While a weekend U.S.-Afghan agreement that will allow Afghan forces to head up all Special Operations night raid missions has been heralded by most as a step toward Afghan independence, the move is raising key objections by a few.

The deal, brokered Sunday, would allow Afghan judges more authority to oversee the raids and limit the power to search houses to Afghan troops. It also limits the ability of U.S. forces to interrogate detainees and gives approval power and review for all U.S. “special operations” in the country to an Afghan military panel.

In a statement released by International Security Assistance Force, the U.S. Forces Afghanistan commander, Marine Gen. John Allen, lauded the agreement.

“The Afghan special operations units have developed at extraordinary speed and are manned by courageous and capable operators,” he said. “…Today, we are one important step closer to our shared goal of a secure and sovereign Afghanistan.”

For the minority, the deal raises red flags in its broadness and its timing.

Following an incident March 23 in which U.S. Army Staff Sgt. Robert Bales allegedly killed 17 Afghans in their village during the night, forces are tensed for any retaliatory enemy attacks. Coalition fatalities shot up to 39 in March from 24 in February, though neither represents a huge departure from monthly casualty averages over the last two years. There have been nine fatalities among U.S. troops and allies so far in April.

Conservative blogger Stephen Green was dismissive at his site, Vodkapundit.

“Not that it matters, not that anyone is surprised, but the Taliban just won,” he wrote.

A retired soldier and blogger at popular military news site This Ain’t Hell had a more personal take.
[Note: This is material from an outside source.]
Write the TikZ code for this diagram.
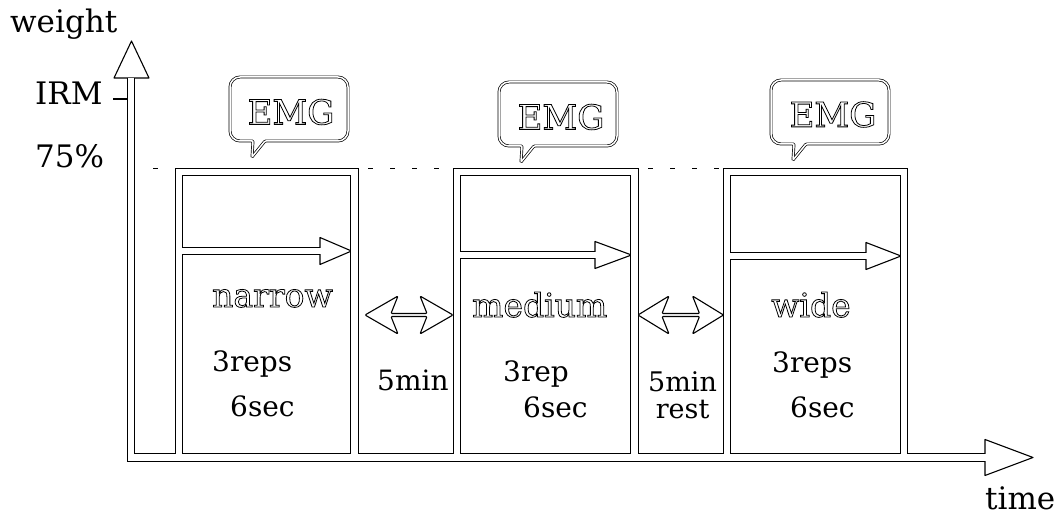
\documentclass[tikz,border=0pt]{standalone}
\usepackage{fontspec}
\setmainfont{DejaVu Serif}
\newcommand{\hollow}[1]{\special{pdf:literal direct 1 Tr 0.8 w}#1\special{pdf:literal direct 0 Tr}}

\tikzset{
    rim/.style={line width=8.4pt, line join=miter},
    gap/.style={line width=6.2pt, white, line join=miter, shorten >=-1.2pt},
    head/.style={draw, fill=white, line width=1.1pt, line join=round},
    bubble/.style={draw, double, double distance=1.5pt, line width=0.7pt},
    lbl/.style={anchor=base west, inner sep=0pt, font=\fontsize{31}{36}\selectfont},
    grip/.style={anchor=base west, inner sep=0pt, font=\fontsize{33}{38}\selectfont},
    small/.style={anchor=base west, inner sep=0pt, font=\fontsize{28}{32}\selectfont},
    emg/.style={inner sep=0pt, font=\fontsize{34}{38}\selectfont},
    dashline/.style={line width=1.6pt, dash pattern=on 5pt off 17pt}
}

\begin{document}
\begin{tikzpicture}[x=1pt, y=1pt]
    \useasboundingbox (0,0) rectangle (1062,516);

    % hollow arrow heads
    \draw[head] (114,438)--(131.5,475)--(149,438)--cycle;
    \draw[head] (985,76.5)--(1033,58.5)--(985,40.5)--cycle;
    \draw[head] (320,278.5)--(351.5,265)--(320,251.5)--cycle;
    \draw[head] (595,274.5)--(631.5,261)--(595,247.5)--cycle;
    \draw[head] (866,273.5)--(901,260)--(866,246.5)--cycle;

    % axes, pulses and inner arrows as white strokes
    \foreach \layer in {rim,gap}{
        \draw[style=\layer] (131,438)--(131,58.5)--(985,58.5);
        \draw[style=\layer] (179,58.5)--(179,344)--(354.5,344)--(354.5,58.5);
        \draw[style=\layer] (457,58.5)--(457,344)--(634.5,344)--(634.5,58.5);
        \draw[style=\layer] (727,58.5)--(727,344)--(904,344)--(904,58.5);
        \draw[style=\layer] (179,265)--(320,265);
        \draw[style=\layer] (457,261)--(595,261);
        \draw[style=\layer] (727,260)--(866,260);
    }

    % 75% level
    \draw[dashline] (153,347.5)--(172,347.5);
    \draw[dashline] (368,347.5)--(440,347.5);
    \draw[dashline] (648,347.5)--(720,347.5);
    \draw[line width=1.1pt] (113,417)--(127.5,417);

    % rest arrows
    \draw[head, rounded corners=1pt] (365,201)--(398,220)--(391,202.5)--(427,202.5)--(420,220)--(453,201)
        --(420,182)--(427,199.5)--(391,199.5)--(398,182)--cycle;
    \draw[head, rounded corners=1pt] (638,201)--(669,220)--(662,202.5)--(699.5,202.5)--(692.5,220)--(723.5,201)
        --(692.5,182)--(699.5,199.5)--(662,199.5)--(669,182)--cycle;

    % EMG callouts
    \foreach \cx/\cy in {289/407, 558/402, 830/404}{
        \draw[bubble] (\cx-59,\cy) [rounded corners=10pt]--(\cx-59,\cy+32)--(\cx+59,\cy+32)--(\cx+59,\cy-32)
            [rounded corners=1pt]--(\cx-24,\cy-32)--(\cx-37,\cy-48)--(\cx-36,\cy-32)
            [rounded corners=10pt]--(\cx-59,\cy-32)--cycle;
    }
    \node[emg] (emgA) at (291,404) {\hollow{EMG}};
    \node[emg] (emgB) at (561,399) {\hollow{EMG}};
    \node[emg] (emgC) at (833,401.5) {\hollow{EMG}};

    % labels
    \node[lbl] (weight) at (10,483) {weight};
    \node[lbl] (irm) at (35,411) {IRM};
    \node[lbl] (pct) at (35,348) {75\%};
    \node[lbl] (time) at (985,6) {time};

    \node[grip] (narrow) at (212,209) {\hollow{narrow}};
    \node[small] (repsA) at (212,144) {3reps};
    \node[small] (secA) at (230,99) {6sec};
    \node[small] (restA) at (377,125) {5min};

    \node[grip] (medium) at (472,199) {\hollow{medium}};
    \node[small] (repsB) at (503,134) {3rep};
    \node[small] (secB) at (523,98) {6sec};
    \node[small, align=center, font=\fontsize{27}{27}\selectfont] (restB) at (648,97) {5min\\rest};

    \node[grip] (wide) at (771,199) {\hollow{wide}};
    \node[small] (repsC) at (772,143) {3reps};
    \node[small] (secC) at (790,98) {6sec};
\end{tikzpicture}
\end{document}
Jonn Lilyea, founder of the conservative site and former Desert Storm-era infantry platoon sergeant, said he worried for the safety of troops by involving Afghan courts, on account of well-documented corruption within the Afghan government and the prospect of information leaks to the enemy.

“Given the fact that the Afghan government leaks like a sieve to the Taliban, I’m sure that the productivity and usefulness of these raids can only increase (that’s sarcasm, if you didn’t recognize it),” he wrote. “We can also expect that every night raid will be an ambush.”

Lilyea told Human Events that he had friends and former leaders stationed in Afghanistan, and his interest in the issue was personal.

“All it takes is one law clerk and those raids become ambushes against our forces,” he said.

With top U.S. officials publishing clear timelines for a phased Afghanistan departure, Lilyea said it made sense for Afghan forces to build alliances with the Taliban.

“(Afghan troops are) not going to be loyal to us as much as they’re going to be loyal to the Taliban, because they’re going to be there longer,” he said.

Defense officials downplayed any risk to troops in their announcements about the U.S.-Afghan agreement, saying that nearly 40 percent of night operations are now Afghan-led already, and more than 97 percent involve both U.S. and Afghan forces.

It’s not clear, however, what leadership of raids has meant until now, and if that definition is changing with the new memorandum of understanding.